- _Set exercise_
Skip the pictures. Set down, word for word, the lines from the start of the material up to and including the line with "mittlereReife, abitur, sonstige]".

- _Data provided_
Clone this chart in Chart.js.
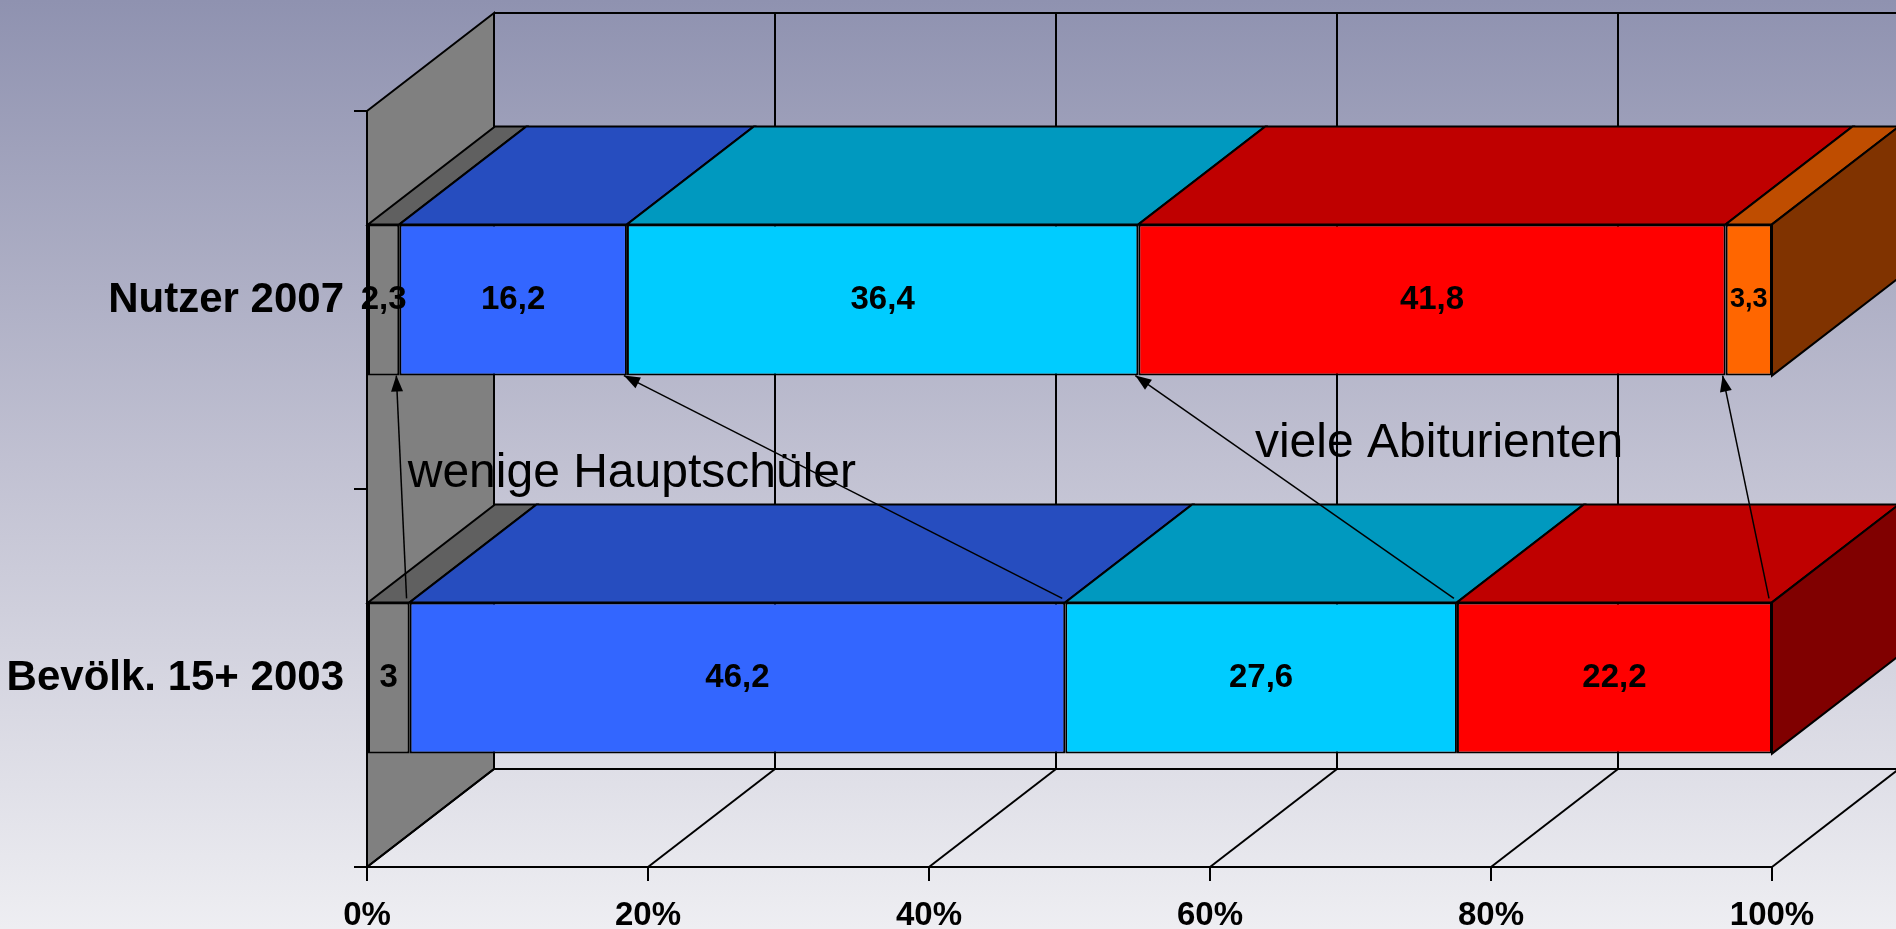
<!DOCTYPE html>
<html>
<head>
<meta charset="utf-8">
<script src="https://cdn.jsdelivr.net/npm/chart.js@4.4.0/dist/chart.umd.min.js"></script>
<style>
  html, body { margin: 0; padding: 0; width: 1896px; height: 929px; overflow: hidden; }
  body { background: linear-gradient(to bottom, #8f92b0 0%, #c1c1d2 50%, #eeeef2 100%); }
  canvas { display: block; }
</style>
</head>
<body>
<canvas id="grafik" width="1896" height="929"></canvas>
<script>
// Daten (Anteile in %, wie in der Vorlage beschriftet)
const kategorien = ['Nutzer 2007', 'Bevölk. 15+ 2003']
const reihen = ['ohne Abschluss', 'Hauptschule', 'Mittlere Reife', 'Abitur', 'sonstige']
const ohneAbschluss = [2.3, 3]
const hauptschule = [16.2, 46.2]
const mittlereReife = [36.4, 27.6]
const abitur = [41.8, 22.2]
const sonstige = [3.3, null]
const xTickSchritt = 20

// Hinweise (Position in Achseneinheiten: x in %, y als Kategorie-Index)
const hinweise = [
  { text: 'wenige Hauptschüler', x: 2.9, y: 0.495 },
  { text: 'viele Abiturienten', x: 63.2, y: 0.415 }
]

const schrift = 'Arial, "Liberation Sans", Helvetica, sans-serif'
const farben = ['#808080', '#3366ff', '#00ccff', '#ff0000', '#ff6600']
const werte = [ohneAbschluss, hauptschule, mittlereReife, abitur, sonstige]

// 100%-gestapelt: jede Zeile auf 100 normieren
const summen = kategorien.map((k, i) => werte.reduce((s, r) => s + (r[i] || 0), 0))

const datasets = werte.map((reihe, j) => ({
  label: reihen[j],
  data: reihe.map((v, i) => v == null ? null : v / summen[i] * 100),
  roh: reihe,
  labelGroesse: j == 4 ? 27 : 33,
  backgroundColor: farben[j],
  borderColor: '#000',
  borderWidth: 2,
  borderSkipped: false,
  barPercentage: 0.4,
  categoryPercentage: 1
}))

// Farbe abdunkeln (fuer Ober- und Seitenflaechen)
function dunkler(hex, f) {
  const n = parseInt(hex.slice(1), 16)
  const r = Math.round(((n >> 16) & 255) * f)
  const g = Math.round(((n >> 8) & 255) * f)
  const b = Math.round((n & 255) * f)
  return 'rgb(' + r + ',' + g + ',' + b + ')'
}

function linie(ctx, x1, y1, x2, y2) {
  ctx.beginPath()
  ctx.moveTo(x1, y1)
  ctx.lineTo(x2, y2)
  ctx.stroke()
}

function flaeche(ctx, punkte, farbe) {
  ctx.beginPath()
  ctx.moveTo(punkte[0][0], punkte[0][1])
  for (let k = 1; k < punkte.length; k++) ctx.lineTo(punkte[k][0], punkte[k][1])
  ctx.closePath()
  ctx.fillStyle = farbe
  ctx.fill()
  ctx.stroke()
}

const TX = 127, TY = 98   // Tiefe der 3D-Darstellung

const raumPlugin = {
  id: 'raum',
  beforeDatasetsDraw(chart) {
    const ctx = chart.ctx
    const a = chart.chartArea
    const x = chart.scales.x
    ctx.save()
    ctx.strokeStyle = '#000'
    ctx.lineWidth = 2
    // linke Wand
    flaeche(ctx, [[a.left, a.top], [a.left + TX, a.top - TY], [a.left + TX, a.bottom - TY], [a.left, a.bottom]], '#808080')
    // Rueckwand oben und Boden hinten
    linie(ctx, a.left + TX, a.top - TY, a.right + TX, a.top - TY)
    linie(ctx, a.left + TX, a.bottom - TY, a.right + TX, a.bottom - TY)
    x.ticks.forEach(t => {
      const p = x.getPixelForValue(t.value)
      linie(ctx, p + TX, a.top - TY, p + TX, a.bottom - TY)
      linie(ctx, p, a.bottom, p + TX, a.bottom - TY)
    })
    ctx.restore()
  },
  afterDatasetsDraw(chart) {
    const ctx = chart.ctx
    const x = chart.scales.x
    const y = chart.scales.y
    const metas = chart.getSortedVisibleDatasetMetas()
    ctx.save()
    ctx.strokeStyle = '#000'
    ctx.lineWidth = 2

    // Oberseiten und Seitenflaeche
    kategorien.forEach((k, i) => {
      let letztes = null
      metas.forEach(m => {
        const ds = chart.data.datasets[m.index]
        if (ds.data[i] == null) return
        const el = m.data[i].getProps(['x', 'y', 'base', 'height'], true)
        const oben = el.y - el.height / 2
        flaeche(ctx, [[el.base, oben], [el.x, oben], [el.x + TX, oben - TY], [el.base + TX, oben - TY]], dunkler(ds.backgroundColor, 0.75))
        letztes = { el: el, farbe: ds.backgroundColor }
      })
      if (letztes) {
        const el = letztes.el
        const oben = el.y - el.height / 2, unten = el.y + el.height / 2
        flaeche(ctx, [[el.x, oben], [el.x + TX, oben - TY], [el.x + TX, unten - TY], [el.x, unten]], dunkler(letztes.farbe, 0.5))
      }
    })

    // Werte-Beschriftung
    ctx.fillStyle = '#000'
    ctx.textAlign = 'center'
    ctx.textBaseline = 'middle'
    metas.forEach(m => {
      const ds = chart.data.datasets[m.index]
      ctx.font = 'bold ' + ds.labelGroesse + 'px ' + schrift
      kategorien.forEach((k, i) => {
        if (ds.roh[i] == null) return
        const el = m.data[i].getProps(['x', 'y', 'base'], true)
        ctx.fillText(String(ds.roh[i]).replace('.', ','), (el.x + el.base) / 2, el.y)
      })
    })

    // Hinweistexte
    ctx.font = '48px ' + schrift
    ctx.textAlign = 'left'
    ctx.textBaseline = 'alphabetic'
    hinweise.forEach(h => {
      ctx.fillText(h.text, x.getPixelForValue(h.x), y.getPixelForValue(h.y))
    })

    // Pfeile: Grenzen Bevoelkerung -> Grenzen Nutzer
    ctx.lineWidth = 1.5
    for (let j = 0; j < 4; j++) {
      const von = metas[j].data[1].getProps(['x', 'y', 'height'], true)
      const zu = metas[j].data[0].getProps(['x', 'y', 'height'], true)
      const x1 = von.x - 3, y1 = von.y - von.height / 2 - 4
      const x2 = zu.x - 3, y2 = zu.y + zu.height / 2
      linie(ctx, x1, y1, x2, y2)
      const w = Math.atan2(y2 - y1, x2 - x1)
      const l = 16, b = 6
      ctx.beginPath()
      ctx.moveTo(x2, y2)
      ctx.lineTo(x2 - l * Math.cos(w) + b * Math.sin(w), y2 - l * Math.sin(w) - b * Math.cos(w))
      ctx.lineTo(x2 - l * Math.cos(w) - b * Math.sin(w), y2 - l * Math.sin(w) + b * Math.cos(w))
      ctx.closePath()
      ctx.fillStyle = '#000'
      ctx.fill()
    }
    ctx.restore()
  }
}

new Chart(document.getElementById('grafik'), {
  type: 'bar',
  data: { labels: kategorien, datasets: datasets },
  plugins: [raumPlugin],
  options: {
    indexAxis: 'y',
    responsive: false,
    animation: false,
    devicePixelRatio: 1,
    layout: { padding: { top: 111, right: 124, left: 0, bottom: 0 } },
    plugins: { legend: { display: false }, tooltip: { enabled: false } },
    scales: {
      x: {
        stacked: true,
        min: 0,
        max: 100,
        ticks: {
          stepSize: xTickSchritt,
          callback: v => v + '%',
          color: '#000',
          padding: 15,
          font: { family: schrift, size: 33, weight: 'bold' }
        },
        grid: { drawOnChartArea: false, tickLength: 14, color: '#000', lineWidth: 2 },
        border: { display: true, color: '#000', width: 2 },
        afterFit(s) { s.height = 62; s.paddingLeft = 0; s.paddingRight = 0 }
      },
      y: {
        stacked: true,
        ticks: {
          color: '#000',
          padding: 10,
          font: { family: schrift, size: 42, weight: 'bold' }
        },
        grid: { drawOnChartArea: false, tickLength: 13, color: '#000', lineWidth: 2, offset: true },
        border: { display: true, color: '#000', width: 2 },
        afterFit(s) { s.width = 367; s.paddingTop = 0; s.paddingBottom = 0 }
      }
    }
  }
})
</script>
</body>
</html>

- _Solution to the exercise_
Clone this chart in Chart.js.
<!DOCTYPE html>
<html>
<head>
<meta charset="utf-8">
<script src="https://cdn.jsdelivr.net/npm/chart.js@4.4.0/dist/chart.umd.min.js"></script>
<style>
  html, body { margin: 0; padding: 0; width: 1896px; height: 929px; overflow: hidden; }
  body { background: linear-gradient(to bottom, #8f92b0 0%, #c1c1d2 50%, #eeeef2 100%); }
  canvas { display: block; }
</style>
</head>
<body>
<canvas id="grafik" width="1896" height="929"></canvas>
<script>
// Daten (Anteile in %, wie in der Vorlage beschriftet)
const kategorien = ['Nutzer 2007', 'Bevölk. 15+ 2003']
const reihen = ['ohne Abschluss', 'Hauptschule', 'Mittlere Reife', 'Abitur', 'sonstige']
const ohneAbschluss = [2.3, 3]
const hauptschule = [16.2, 46.2]
const mittlereReife = [36.4, 27.6]
const abitur = [41.8, 22.2]
const sonstige = [3.3, null]
const xTickSchritt = 20

// Hinweise (Position in Achseneinheiten: x in %, y als Kategorie-Index)
const hinweise = [
  { text: 'wenige Hauptschüler', x: 2.9, y: 0.495 },
  { text: 'viele Abiturienten', x: 63.2, y: 0.415 }
]

const schrift = 'Arial, "Liberation Sans", Helvetica, sans-serif'
const farben = ['#808080', '#3366ff', '#00ccff', '#ff0000', '#ff6600']
const werte = [ohneAbschluss, hauptschule, mittlereReife, abitur, sonstige]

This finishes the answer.